Many of the refugees said that their concerns have switched from everyday survival to longer-term worries as the prospect for speedy repatriation dwindles.
Mohib Ullah, who has emerged as a Rohingya leader trying to galvanize international, political and financial support for the refugees, states that they want to return to their homeland but only after their identity and security are ensured.
The Bangladesh government has so far organized several official repatriation attempts that have failed because refugees have been unwilling to return, saying they feared persecution and abuse in Myanmar.
The UN refugee agency also agreed that the conditions in Rakhine State are not yet conducive to voluntary, safe, and dignified return of the Rohingya.
How hospitable is Bangladesh?
“Myanmar is still too unsafe for our return,” said Ullah, “But if we have to stay here in the camps for a longer period, we would like the Rohingyas to benefit from education, security, refugee status, and employment.”
“We also need better healthcare,” Ullah added, “The COVID-19 pandemic has revealed how fragile the healthcare system of the camp is.” A total of 88 cases of the coronavirus have already been found in the camps and six people have died.
Human Rights Watch (HRW)—the U.S. based watchdog said that Bangladesh commendably opened its borders when the Rohingya were fleeing persecution, but the government’s policies over the past years have put refugees’ lives at serious risk and violated their basic rights.
Last August, there was a peaceful demonstration in Kutapulong camp to commemorate “Rohingya genocide awareness day.” In response, the Bangladesh government shut off all internet access in the refugee camps directed mobile phone carrier companies to stop selling SIM cards to Rohingya, and confiscated thousands of SIM cards from refugees.

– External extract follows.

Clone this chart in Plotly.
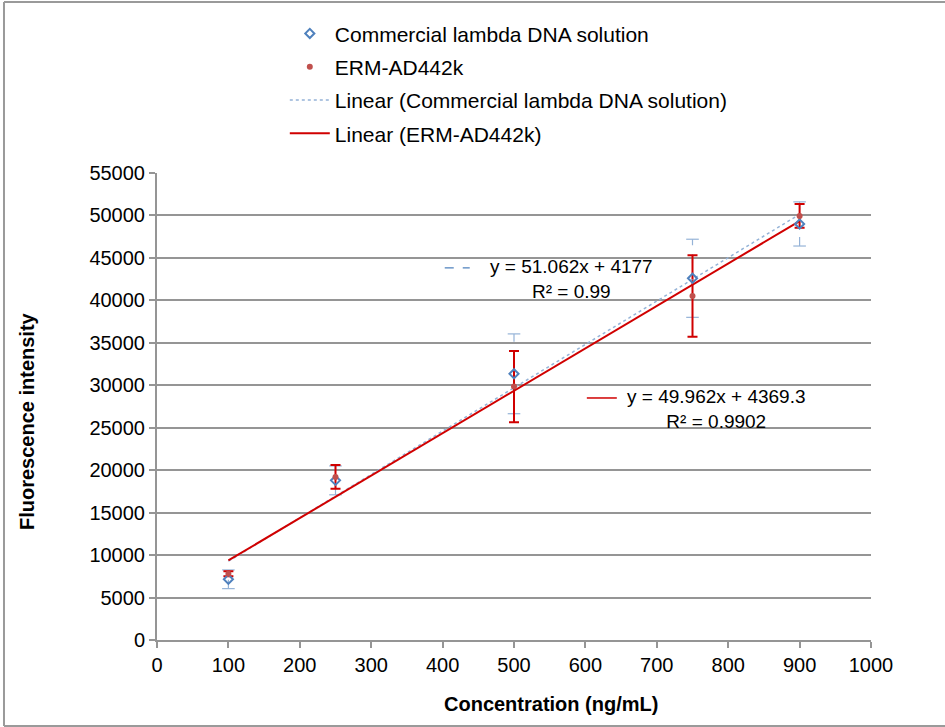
import plotly.graph_objects as go

# ---- data ----
conc = [100, 250, 500, 750, 900]
commercial = [7150, 18800, 31350, 42600, 49000]
commercial_err = [1100, 1700, 4700, 4600, 2600]
erm = [7800, 19200, 29850, 40500, 49950]
erm_err = [300, 1400, 4200, 4800, 1400]

# trendline coefficients (from the chart's equations)
comm_slope, comm_icpt = 51.062, 4177
erm_slope, erm_icpt = 49.962, 4369.3
trend_x = [conc[0], conc[-1]]

x_ticks = [0, 100, 200, 300, 400, 500, 600, 700, 800, 900, 1000]
y_ticks = list(range(0, 55001, 5000))

BLUE = "#4F81BD"
LBLUE = "#95B3D7"
RED = "#C0504D"
DRED = "#D00000"
GRID = "#959595"
FONT = "Liberation Sans, Arial, sans-serif"

fig = go.Figure()

# blue dashed error bars (vertical part + caps) built from data
ex, ey = [], []
for xv, yv, ev in zip(conc, commercial, commercial_err):
    ex += [xv, xv, None]
    ey += [yv - ev, yv + ev, None]
fig.add_trace(go.Scatter(x=ex, y=ey, mode="lines", showlegend=False, hoverinfo="skip",
                         line=dict(color=LBLUE, width=1.2, dash="dash")))
fig.add_trace(go.Scatter(x=conc + conc,
                         y=[a - b for a, b in zip(commercial, commercial_err)] +
                           [a + b for a, b in zip(commercial, commercial_err)],
                         mode="markers", showlegend=False, hoverinfo="skip",
                         marker=dict(symbol="line-ew", size=9, line=dict(color=LBLUE, width=1.2))))

# red error bars
fig.add_trace(go.Scatter(x=conc, y=erm, mode="markers", showlegend=False, hoverinfo="skip",
                         marker=dict(size=0.1, color="rgba(0,0,0,0)"),
                         error_y=dict(type="data", array=erm_err, visible=True,
                                      color=DRED, thickness=2, width=5)))

# trendlines
fig.add_trace(go.Scatter(x=trend_x, y=[comm_slope * v + comm_icpt for v in trend_x],
                         mode="lines", name="Linear (Commercial lambda DNA solution)",
                         legendgroup="c", legendrank=3,
                         line=dict(color=LBLUE, width=1.5, dash="dot")))
fig.add_trace(go.Scatter(x=trend_x, y=[erm_slope * v + erm_icpt for v in trend_x],
                         mode="lines", name="Linear (ERM-AD442k)",
                         legendgroup="d", legendrank=4,
                         line=dict(color=DRED, width=2)))

# markers
fig.add_trace(go.Scatter(x=conc, y=commercial, mode="markers",
                         name="Commercial lambda DNA solution", legendgroup="a", legendrank=1,
                         marker=dict(symbol="diamond-open", size=7, color=BLUE,
                                     line=dict(color=BLUE, width=2))))
fig.add_trace(go.Scatter(x=conc, y=erm, mode="markers",
                         name="ERM-AD442k", legendgroup="b", legendrank=2,
                         marker=dict(symbol="circle", size=6, color=RED)))

# equation labels
fig.add_annotation(x=581, y=42460, xref="x", yref="y", xanchor="center", yanchor="middle",
                   align="center", showarrow=False,
                   text="y = 51.062x + 4177<br>R² = 0.99",
                   font=dict(family=FONT, size=19, color="#000"))
fig.add_shape(type="line", xref="x", yref="y", x0=403, x1=438, y0=43816, y1=43816,
              line=dict(color=BLUE, width=1.2, dash="dash"))
fig.add_annotation(x=784, y=27208, xref="x", yref="y", xanchor="center", yanchor="middle",
                   align="center", showarrow=False,
                   text="y = 49.962x + 4369.3<br>R² = 0.9902",
                   font=dict(family=FONT, size=19, color="#000"))
fig.add_shape(type="line", xref="x", yref="y", x0=602, x1=644, y0=28504, y1=28504,
              line=dict(color=DRED, width=1.5))

# axis titles (placed as in the reference, slightly off-centre)
fig.add_annotation(x=0.552, y=-0.137, xref="paper", yref="paper", xanchor="center", yanchor="middle",
                   showarrow=False, text="<b>Concentration (ng/mL)</b>",
                   font=dict(family=FONT, size=20, color="#000"))
fig.add_annotation(x=-0.182, y=0.469, xref="paper", yref="paper", xanchor="center", yanchor="middle",
                   showarrow=False, textangle=-90, text="<b>Fluorescence intensity</b>",
                   font=dict(family=FONT, size=20, color="#000"))

# outer frame (left, top, bottom)
frame = dict(color="#9a9a9a", width=2)
fig.add_shape(type="line", xref="paper", yref="paper", x0=-0.2143, x1=-0.2143, y0=-0.184, y1=1.366, line=frame)
fig.add_shape(type="line", xref="paper", yref="paper", x0=-0.2143, x1=1.2, y0=1.366, y1=1.366, line=frame)
fig.add_shape(type="line", xref="paper", yref="paper", x0=-0.2143, x1=1.2, y0=-0.184, y1=-0.184, line=frame)

fig.update_layout(
    width=945, height=727,
    margin=dict(l=157, r=74, t=173, b=87),
    paper_bgcolor="white", plot_bgcolor="white",
    font=dict(family=FONT, size=20, color="#000"),
    showlegend=True,
    legend=dict(x=0.179, y=1.342, xanchor="left", yanchor="top",
                font=dict(family=FONT, size=21, color="#000"),
                tracegroupgap=3, bgcolor="rgba(0,0,0,0)", itemwidth=40),
    xaxis=dict(range=[0, 1000], tickvals=x_ticks, ticktext=[str(v) for v in x_ticks],
               showgrid=False, zeroline=False, showline=True, linecolor=GRID, linewidth=2,
               ticks="outside", ticklen=6, tickcolor=GRID, tickwidth=2,
               tickfont=dict(family=FONT, size=20)),
    yaxis=dict(range=[0, 55000], tickvals=y_ticks, ticktext=[str(v) for v in y_ticks],
               showgrid=True, gridcolor=GRID, gridwidth=2,
               zeroline=False, showline=True, linecolor=GRID, linewidth=2,
               ticks="outside", ticklen=6, tickcolor=GRID, tickwidth=2,
               tickfont=dict(family=FONT, size=20)),
)

fig.write_html("out.html")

Several aid workers told HRW that internet blockade has seriously hampered their capacity to provide emergency health services, provide timely and accurate information about the virus, and rapidly coordinate essential measures to prevent the spread of COVID-19 in the camps.
Meenakshi Ganguly, South Asia Director of HRW says that Bangladesh has won praise for providing safe shelter to the refugees, but “that welcome is now wearing thin.”
“On the pretext of controlling crime, the security forces in Bangladesh have targeted refugees and there are serious allegations of extrajudicial killings,” she said.
The world is not doing enough
Md Mahbub Alam Talukder, Refugee, Relief and Repatriation Commissioner (RRRC) of the Bangladesh government however said the Rohingya refugees are in a “relatively better position now.”
“The [Bangladesh] government with the help of the United Nation High Commissioner for Refugees (UNHCR) has been supporting refugees so that they can have a life with dignity here in Bangladesh,” Talukder says.
“The rest of the world should put pressure on the Myanmar government to take their citizens back. Unfortunately that hasn’t been happening,” he said.
Dr Azeem Ibrahim, author of “The Rohingyas: Inside Myanmar’s Hidden Genocide” says that the repatriation of Rohingya seems unlikely in the near future as there is no pressure on Myanmar from the Western governments to change its behavior.
“Besides, there is nowhere for the Rohingya to be repatriated”.
Dr Ali Riaz, distinguished professor of Politics and Government of Illinois State University states that the diplomatic support by China, Russia, and India have shielded Myanmar from rebuke at international forums.
“The only viable solution to the crisis is, as it was in 2017, establishing a safe zone inside Myanmar to ensure safe return of Rohingyas,” said Riaz.
*The author is a journalist based in Bangladesh.